===== Information provided
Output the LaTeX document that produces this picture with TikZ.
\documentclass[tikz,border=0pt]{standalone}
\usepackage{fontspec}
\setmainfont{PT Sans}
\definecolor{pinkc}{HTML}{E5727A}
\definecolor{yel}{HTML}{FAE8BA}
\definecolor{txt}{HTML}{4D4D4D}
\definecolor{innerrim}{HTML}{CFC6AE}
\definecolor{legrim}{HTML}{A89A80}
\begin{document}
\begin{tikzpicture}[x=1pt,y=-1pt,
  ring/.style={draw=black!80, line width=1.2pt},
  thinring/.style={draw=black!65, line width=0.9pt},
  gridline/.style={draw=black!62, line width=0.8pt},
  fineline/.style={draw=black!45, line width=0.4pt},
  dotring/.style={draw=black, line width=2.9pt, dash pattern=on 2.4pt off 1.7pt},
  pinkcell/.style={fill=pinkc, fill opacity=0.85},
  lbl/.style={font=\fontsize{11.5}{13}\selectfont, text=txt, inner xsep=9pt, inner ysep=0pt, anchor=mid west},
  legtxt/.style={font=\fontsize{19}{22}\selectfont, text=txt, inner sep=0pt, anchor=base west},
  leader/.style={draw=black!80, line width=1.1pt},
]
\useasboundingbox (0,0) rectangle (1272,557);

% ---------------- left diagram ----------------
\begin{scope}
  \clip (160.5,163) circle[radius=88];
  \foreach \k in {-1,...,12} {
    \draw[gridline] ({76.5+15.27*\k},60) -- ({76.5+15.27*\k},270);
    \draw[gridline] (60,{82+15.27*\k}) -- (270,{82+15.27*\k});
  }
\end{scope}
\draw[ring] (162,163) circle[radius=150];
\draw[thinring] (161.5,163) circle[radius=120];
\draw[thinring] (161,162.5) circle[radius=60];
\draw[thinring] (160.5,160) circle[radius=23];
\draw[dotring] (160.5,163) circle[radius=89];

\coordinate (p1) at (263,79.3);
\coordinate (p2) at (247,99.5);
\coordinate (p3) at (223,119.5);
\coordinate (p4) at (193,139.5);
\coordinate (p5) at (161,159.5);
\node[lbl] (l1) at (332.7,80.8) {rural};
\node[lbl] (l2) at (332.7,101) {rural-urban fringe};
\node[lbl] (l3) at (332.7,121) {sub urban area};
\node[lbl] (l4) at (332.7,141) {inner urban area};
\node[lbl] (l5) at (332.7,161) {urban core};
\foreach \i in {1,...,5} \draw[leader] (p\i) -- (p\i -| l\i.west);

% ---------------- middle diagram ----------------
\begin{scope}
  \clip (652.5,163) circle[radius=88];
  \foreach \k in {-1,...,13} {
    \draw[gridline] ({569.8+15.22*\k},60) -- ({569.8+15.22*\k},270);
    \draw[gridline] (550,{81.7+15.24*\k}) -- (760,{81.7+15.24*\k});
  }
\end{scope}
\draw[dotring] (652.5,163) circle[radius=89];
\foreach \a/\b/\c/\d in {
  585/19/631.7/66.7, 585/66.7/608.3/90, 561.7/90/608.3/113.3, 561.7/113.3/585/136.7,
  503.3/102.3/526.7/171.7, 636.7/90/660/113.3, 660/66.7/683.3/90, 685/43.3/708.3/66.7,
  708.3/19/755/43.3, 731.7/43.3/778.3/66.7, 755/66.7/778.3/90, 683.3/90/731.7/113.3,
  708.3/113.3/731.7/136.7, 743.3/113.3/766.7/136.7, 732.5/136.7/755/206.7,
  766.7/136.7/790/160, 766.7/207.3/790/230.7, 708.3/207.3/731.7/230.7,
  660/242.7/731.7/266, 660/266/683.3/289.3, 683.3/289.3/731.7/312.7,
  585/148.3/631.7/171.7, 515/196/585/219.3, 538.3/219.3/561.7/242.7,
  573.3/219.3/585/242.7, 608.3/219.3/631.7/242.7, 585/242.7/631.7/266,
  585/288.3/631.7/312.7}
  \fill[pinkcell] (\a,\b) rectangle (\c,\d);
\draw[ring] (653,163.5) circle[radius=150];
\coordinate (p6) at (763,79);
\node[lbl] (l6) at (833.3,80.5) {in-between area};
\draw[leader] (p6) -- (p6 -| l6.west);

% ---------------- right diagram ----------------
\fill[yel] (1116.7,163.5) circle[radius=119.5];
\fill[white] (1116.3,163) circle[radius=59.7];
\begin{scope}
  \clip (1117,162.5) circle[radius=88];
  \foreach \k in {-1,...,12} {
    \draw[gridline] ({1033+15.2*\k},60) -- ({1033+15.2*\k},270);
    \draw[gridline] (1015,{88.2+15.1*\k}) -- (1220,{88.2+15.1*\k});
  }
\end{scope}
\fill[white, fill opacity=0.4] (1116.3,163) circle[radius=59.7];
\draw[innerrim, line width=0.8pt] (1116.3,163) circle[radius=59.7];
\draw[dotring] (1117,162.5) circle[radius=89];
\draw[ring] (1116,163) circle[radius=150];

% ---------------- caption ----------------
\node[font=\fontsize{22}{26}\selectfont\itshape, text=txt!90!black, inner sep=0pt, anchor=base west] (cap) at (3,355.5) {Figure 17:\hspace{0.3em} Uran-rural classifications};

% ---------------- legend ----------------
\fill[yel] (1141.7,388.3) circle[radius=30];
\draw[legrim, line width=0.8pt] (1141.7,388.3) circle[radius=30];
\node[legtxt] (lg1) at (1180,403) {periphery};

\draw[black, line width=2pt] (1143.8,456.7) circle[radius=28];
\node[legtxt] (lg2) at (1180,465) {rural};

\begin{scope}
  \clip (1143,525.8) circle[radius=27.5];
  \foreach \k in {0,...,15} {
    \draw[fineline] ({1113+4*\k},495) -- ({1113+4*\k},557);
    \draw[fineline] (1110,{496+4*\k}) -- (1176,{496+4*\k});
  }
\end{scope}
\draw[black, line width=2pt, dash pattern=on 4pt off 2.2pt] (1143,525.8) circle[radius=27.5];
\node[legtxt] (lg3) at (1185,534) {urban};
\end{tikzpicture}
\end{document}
==========
===== Information provided
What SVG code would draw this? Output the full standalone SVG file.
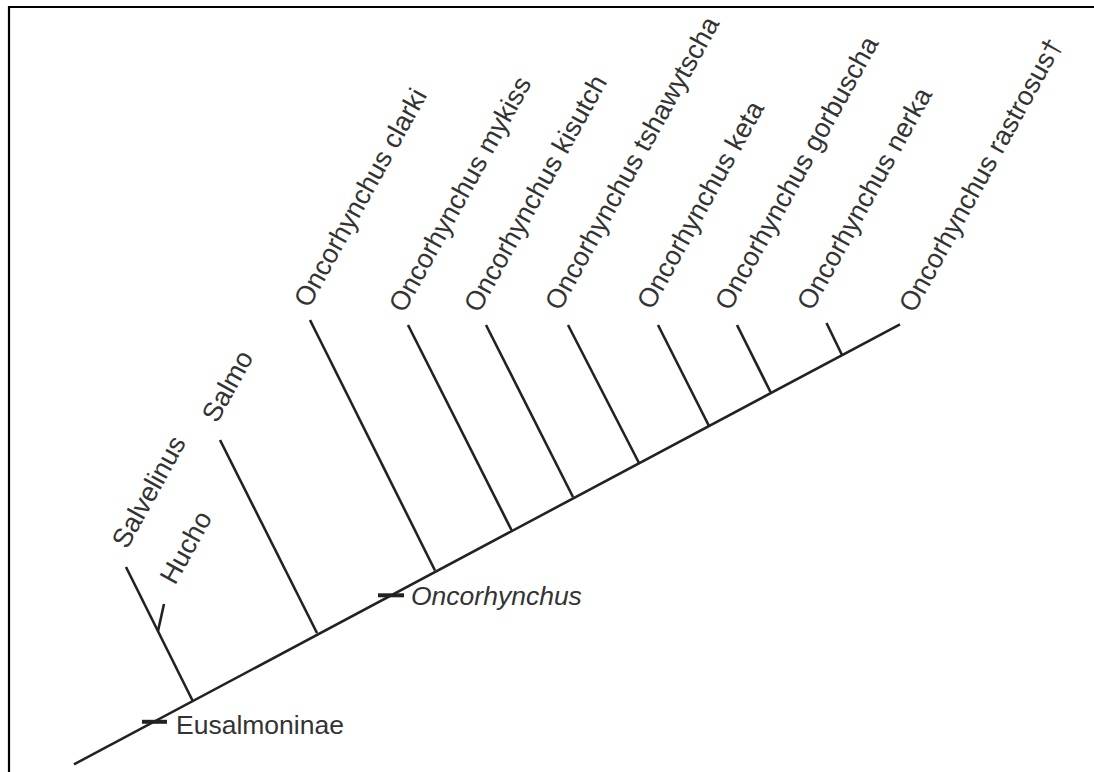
==========
#### Work to complete
Read through the lines above and collect those that contain the string "Output".

#### Written response
Output the LaTeX document that produces this picture with TikZ.
What SVG code would draw this? Output the full standalone SVG file.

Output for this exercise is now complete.